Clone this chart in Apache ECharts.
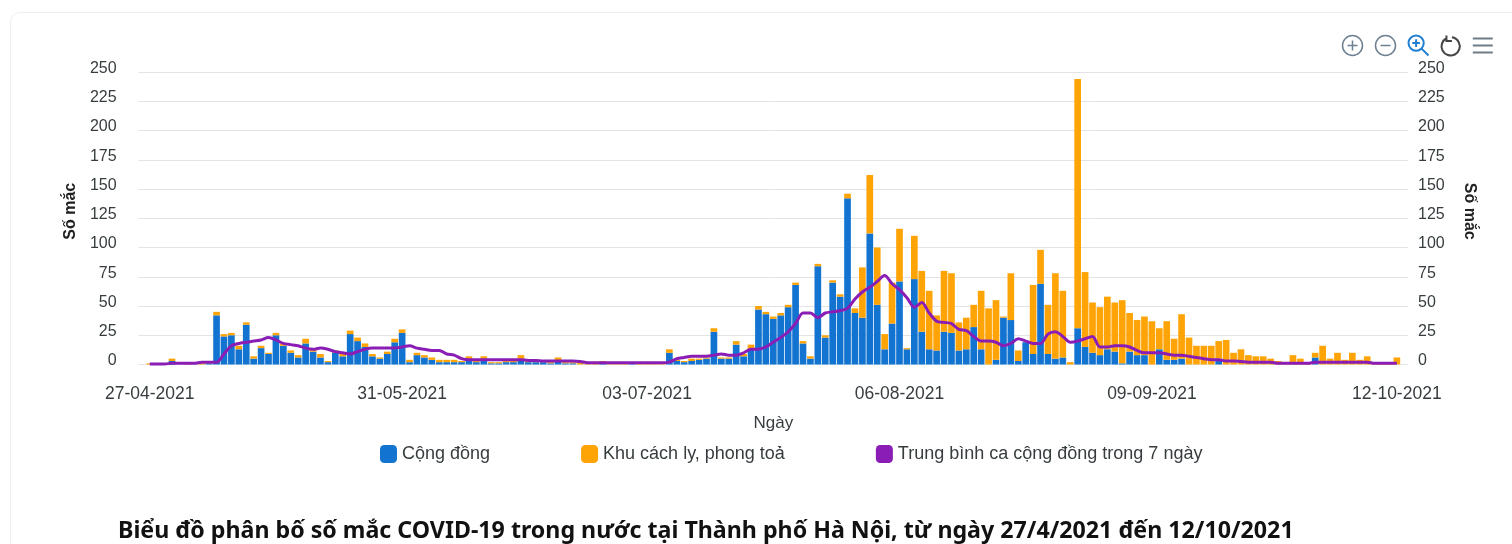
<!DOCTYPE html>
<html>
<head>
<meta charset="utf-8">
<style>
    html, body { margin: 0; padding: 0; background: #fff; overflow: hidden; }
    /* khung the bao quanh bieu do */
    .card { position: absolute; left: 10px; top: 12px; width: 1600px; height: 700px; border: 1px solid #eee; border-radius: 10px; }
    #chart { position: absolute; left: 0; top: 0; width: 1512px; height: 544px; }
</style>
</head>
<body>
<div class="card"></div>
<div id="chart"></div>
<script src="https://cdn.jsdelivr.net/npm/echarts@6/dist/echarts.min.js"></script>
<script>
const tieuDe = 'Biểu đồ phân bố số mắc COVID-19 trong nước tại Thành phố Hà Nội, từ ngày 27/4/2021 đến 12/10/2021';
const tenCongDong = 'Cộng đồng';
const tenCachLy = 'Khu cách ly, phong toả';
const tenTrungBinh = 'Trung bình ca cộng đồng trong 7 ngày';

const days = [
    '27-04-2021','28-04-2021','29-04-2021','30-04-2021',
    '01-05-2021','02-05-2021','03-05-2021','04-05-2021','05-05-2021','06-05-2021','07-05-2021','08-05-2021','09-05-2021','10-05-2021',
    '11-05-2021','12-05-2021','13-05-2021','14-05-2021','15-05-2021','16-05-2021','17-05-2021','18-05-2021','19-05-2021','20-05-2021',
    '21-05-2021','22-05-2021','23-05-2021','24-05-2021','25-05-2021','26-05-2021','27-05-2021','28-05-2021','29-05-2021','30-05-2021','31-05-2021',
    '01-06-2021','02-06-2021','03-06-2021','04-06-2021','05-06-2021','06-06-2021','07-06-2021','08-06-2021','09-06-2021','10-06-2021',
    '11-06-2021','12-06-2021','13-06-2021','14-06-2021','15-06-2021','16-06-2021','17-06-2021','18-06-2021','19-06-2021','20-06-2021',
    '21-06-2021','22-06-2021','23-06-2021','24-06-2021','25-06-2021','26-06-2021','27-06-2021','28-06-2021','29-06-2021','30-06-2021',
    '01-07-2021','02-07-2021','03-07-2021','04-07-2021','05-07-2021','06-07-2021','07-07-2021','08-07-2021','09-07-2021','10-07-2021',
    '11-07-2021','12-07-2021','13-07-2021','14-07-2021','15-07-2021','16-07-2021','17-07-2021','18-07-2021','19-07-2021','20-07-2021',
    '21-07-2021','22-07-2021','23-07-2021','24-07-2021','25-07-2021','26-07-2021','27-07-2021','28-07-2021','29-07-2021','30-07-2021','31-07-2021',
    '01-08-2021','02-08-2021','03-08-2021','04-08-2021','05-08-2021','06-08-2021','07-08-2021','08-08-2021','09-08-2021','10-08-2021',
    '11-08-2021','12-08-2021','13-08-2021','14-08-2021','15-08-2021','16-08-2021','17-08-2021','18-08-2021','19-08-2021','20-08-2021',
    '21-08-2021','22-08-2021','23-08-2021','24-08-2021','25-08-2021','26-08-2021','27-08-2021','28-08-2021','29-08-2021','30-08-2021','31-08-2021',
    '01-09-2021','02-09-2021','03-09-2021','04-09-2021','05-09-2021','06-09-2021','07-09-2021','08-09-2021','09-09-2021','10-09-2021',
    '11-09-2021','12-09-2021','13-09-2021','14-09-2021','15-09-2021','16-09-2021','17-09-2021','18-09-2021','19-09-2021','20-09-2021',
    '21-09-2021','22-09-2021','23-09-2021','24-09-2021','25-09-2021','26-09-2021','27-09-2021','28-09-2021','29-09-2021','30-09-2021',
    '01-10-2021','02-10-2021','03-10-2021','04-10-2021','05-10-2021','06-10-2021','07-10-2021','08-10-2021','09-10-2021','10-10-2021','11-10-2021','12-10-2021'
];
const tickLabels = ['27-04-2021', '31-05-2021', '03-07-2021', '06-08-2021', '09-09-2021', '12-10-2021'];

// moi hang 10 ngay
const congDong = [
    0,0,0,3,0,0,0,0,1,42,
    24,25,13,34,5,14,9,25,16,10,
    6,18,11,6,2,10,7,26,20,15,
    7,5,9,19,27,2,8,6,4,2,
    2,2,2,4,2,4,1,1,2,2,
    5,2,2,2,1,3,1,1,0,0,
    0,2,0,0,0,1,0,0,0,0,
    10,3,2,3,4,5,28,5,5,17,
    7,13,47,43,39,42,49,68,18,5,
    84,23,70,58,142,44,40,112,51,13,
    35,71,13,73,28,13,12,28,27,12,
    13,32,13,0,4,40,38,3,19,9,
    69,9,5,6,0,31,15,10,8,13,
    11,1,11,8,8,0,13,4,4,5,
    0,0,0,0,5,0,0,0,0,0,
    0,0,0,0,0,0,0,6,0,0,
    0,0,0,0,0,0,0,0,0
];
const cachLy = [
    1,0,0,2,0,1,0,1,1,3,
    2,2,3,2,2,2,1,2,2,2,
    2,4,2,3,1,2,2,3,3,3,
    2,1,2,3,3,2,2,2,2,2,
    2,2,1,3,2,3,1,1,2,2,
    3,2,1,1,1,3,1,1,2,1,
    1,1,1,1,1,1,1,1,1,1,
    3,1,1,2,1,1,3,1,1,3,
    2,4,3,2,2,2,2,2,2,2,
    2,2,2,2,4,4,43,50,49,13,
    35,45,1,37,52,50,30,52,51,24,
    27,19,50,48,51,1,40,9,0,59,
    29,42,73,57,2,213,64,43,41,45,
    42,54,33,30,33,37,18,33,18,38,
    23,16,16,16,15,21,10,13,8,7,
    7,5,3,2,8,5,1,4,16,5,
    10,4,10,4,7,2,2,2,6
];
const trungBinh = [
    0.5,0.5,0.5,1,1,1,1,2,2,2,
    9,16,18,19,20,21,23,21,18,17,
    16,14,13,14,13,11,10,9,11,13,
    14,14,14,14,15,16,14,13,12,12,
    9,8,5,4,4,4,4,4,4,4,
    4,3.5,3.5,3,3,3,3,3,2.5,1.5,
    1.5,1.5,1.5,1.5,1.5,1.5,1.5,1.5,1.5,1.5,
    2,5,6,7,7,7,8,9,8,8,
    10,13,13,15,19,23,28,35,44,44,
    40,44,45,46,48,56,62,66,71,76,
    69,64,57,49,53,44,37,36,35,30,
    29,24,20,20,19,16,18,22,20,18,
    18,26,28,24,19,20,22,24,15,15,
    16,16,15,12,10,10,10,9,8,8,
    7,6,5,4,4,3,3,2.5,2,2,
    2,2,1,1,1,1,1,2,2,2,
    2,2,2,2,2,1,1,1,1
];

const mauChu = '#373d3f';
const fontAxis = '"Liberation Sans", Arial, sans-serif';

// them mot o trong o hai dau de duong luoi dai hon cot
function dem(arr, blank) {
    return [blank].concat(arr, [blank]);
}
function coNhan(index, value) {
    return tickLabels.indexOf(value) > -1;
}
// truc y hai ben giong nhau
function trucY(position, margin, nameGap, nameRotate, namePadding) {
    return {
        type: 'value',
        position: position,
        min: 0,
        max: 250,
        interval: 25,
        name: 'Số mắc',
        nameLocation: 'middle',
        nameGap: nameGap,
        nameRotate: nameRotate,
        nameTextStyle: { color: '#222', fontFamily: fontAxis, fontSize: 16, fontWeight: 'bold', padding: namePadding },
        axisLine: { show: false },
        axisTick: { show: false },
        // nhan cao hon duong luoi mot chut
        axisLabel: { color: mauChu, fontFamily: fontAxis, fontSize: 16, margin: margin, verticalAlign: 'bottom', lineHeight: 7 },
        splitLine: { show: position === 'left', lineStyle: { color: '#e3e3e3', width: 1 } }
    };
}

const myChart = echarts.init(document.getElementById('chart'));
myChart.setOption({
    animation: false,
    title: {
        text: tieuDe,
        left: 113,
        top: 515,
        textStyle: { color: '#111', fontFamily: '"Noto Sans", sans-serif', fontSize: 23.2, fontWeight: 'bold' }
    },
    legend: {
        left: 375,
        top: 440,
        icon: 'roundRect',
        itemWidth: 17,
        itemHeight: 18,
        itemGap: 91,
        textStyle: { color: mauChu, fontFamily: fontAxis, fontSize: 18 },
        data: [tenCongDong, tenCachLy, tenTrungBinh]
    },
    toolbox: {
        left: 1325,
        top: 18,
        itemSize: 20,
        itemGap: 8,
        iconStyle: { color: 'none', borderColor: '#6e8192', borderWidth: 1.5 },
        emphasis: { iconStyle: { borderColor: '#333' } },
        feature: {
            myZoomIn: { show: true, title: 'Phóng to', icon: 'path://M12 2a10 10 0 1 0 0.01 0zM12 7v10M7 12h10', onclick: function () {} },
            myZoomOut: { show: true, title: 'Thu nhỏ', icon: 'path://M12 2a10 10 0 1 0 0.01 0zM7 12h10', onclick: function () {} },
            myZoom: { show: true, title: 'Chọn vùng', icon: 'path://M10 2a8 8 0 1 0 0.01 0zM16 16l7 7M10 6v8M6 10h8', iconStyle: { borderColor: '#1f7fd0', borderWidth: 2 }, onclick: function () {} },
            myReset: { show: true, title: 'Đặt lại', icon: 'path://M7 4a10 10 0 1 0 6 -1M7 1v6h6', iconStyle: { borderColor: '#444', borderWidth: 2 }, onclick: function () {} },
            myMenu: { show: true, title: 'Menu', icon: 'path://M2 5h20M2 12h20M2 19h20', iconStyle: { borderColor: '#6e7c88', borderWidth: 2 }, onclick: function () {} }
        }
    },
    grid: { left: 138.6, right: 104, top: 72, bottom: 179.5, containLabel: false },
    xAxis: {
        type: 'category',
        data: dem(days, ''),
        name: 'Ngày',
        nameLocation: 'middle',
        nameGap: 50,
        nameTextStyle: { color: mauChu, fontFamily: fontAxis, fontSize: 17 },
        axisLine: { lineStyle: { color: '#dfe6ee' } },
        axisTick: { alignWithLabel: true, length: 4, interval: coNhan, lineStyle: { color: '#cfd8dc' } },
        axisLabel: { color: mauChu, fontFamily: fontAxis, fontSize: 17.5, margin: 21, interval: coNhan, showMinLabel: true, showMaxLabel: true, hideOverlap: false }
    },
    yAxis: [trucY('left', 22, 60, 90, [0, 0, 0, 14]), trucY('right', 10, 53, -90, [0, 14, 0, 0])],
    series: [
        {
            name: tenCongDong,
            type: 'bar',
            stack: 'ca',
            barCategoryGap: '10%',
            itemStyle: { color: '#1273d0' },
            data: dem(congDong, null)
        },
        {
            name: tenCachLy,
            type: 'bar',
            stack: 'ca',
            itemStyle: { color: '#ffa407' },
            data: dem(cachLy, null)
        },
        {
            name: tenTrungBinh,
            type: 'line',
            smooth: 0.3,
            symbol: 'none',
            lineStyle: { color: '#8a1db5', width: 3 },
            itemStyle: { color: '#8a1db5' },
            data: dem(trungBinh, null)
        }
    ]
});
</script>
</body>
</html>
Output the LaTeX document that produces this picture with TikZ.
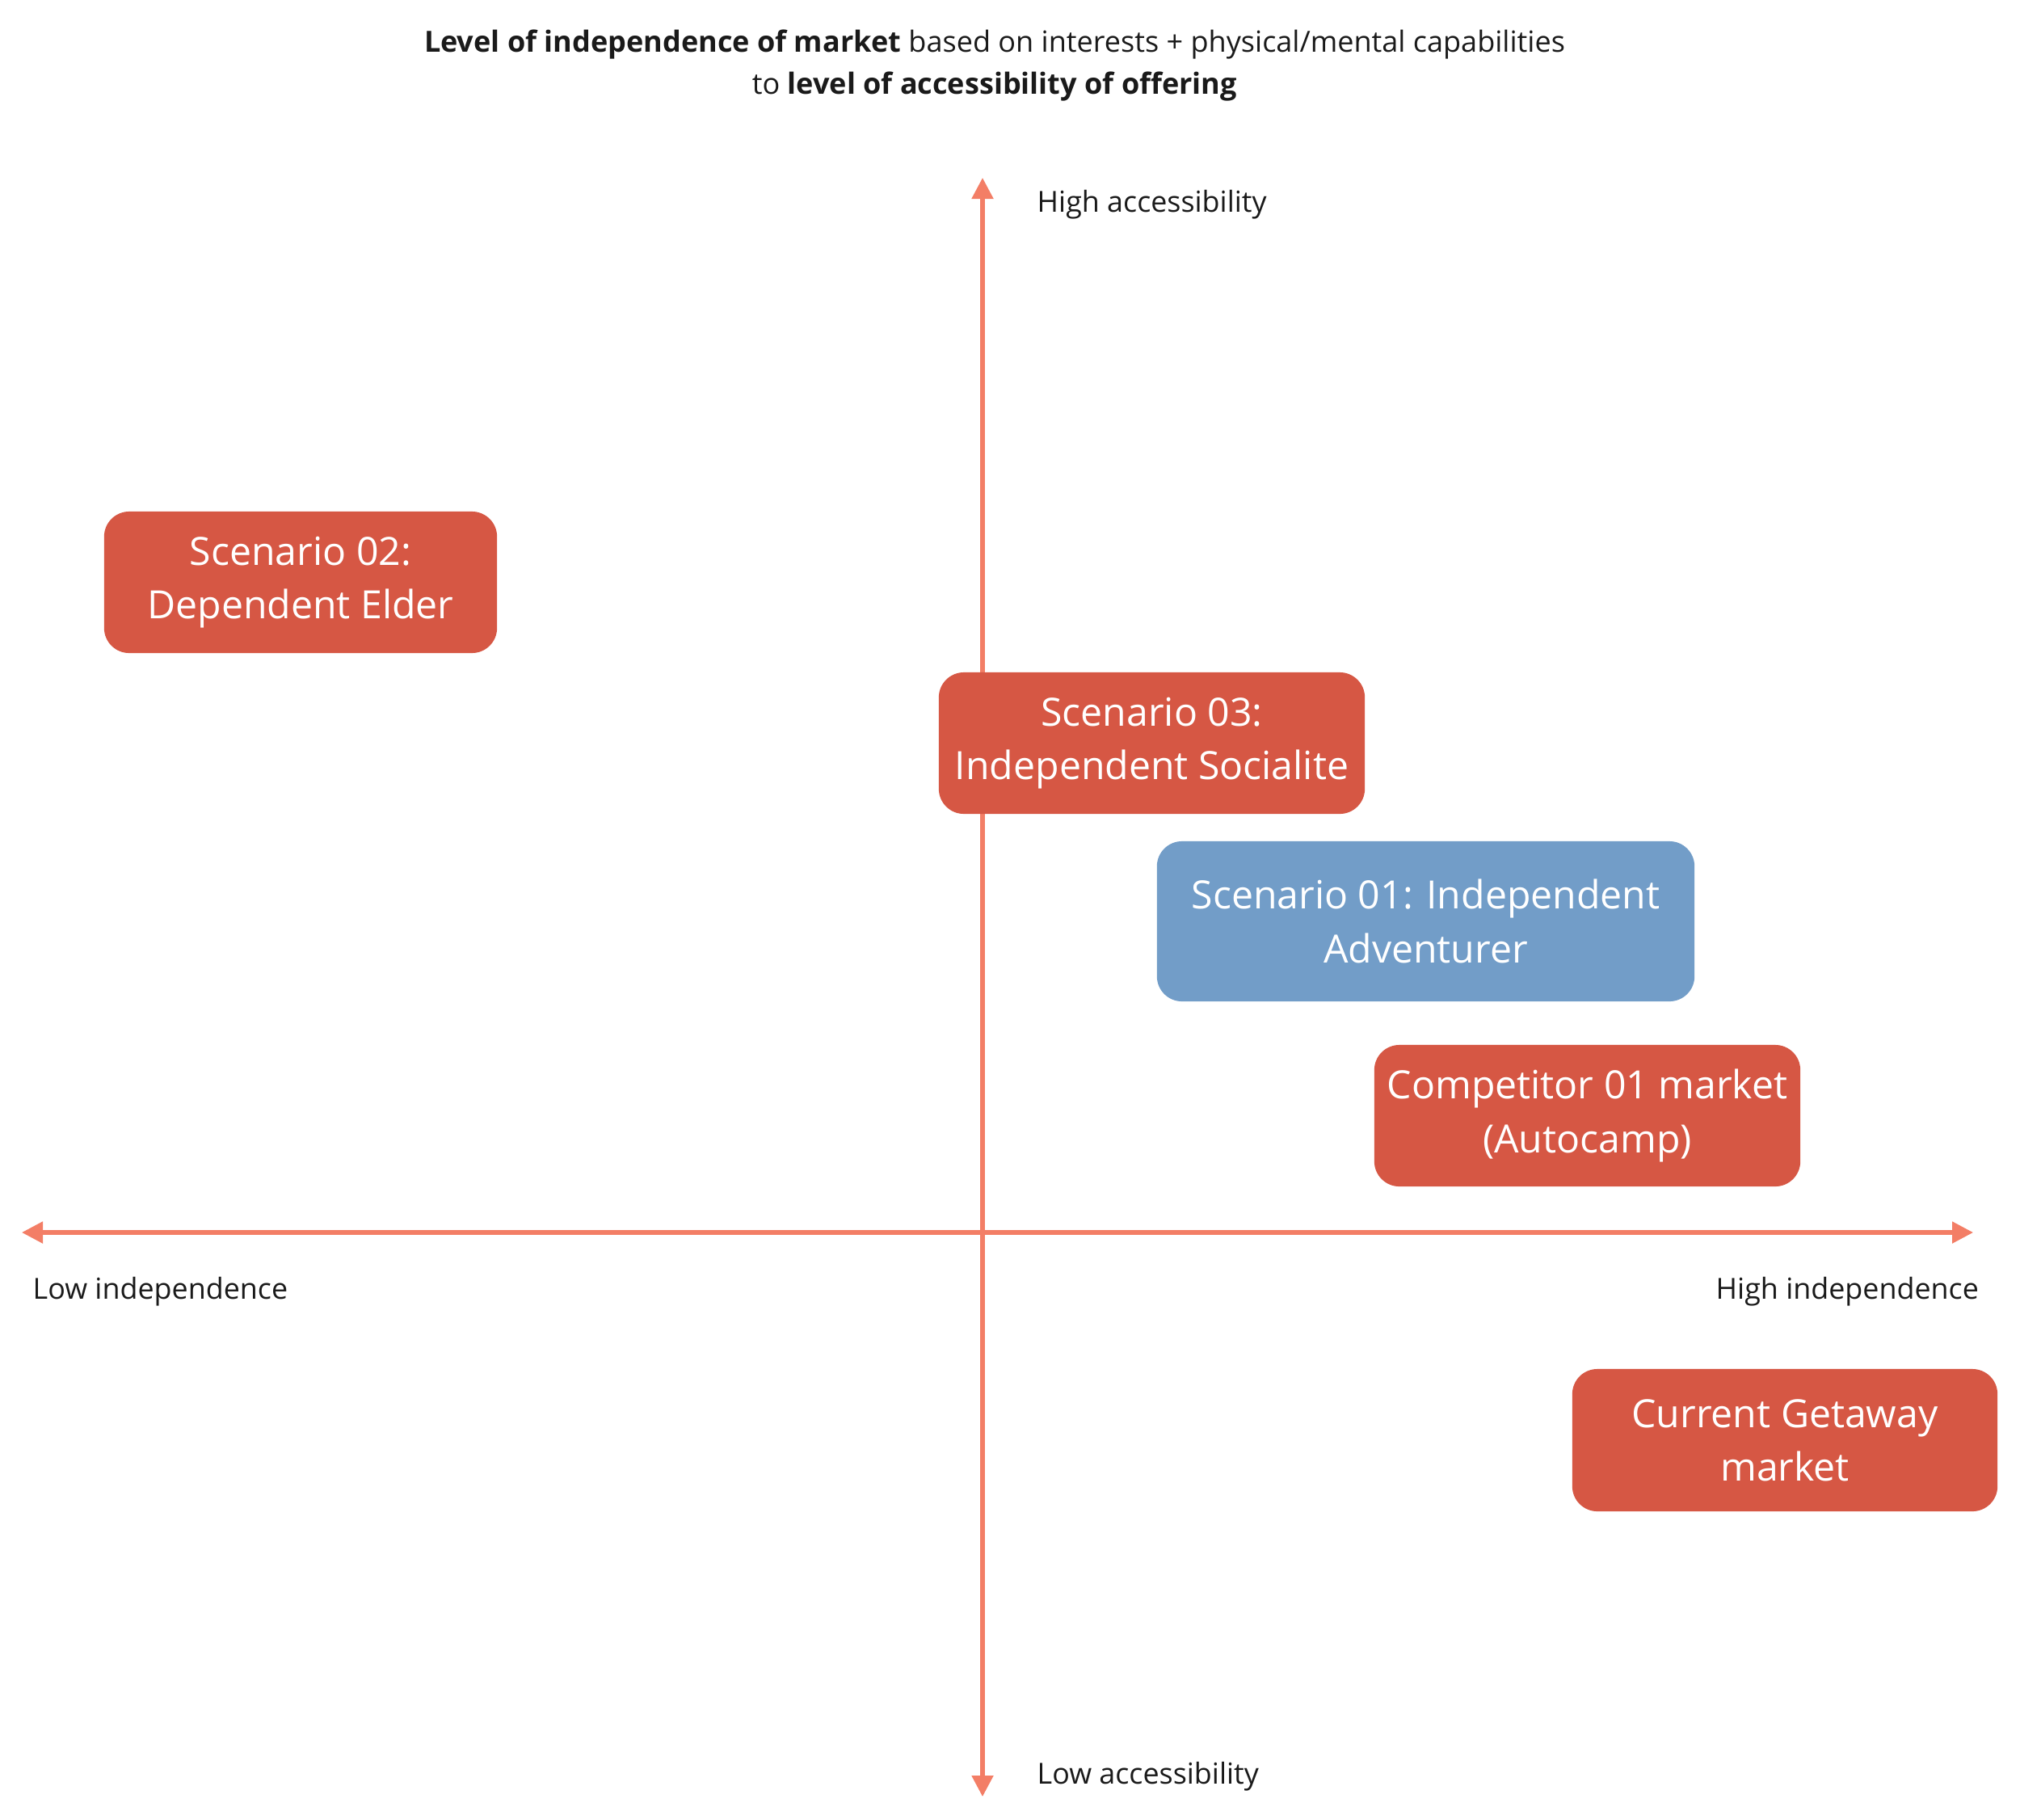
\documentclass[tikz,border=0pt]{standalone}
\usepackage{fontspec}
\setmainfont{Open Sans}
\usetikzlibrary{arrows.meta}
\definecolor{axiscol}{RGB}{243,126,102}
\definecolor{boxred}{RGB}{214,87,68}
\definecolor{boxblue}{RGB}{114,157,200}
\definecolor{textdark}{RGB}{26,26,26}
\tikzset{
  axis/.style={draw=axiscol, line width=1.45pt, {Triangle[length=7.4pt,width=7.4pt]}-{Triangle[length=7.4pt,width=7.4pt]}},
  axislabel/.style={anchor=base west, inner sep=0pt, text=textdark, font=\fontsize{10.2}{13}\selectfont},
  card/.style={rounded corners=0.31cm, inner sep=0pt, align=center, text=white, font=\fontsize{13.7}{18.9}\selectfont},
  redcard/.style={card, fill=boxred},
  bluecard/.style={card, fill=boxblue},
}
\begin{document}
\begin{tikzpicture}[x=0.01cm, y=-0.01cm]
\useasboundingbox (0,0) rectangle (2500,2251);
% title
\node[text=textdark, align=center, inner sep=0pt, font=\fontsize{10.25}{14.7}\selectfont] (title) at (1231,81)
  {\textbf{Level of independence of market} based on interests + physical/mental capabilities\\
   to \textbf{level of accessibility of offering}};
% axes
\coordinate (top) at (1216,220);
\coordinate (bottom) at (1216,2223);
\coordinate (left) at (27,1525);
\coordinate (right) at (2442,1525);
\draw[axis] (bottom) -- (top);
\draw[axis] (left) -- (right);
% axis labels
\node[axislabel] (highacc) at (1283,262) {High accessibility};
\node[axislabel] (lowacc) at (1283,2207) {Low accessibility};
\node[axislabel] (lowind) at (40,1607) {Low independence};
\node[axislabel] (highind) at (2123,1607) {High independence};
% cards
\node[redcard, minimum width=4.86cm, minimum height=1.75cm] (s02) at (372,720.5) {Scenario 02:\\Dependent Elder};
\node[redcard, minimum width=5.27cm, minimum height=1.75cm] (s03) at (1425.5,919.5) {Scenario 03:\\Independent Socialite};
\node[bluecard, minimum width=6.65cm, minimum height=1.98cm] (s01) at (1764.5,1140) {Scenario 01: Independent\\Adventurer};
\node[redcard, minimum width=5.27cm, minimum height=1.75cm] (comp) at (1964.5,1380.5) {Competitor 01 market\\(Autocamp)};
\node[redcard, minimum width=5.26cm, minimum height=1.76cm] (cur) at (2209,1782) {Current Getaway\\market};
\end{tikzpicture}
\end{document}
--------------------------------------------------
▸ JOB: Which lines hold the word "this"? Copy every one of them.

▸ RESPONSE:
Clone this chart in Apache ECharts.
Output the LaTeX document that produces this picture with TikZ.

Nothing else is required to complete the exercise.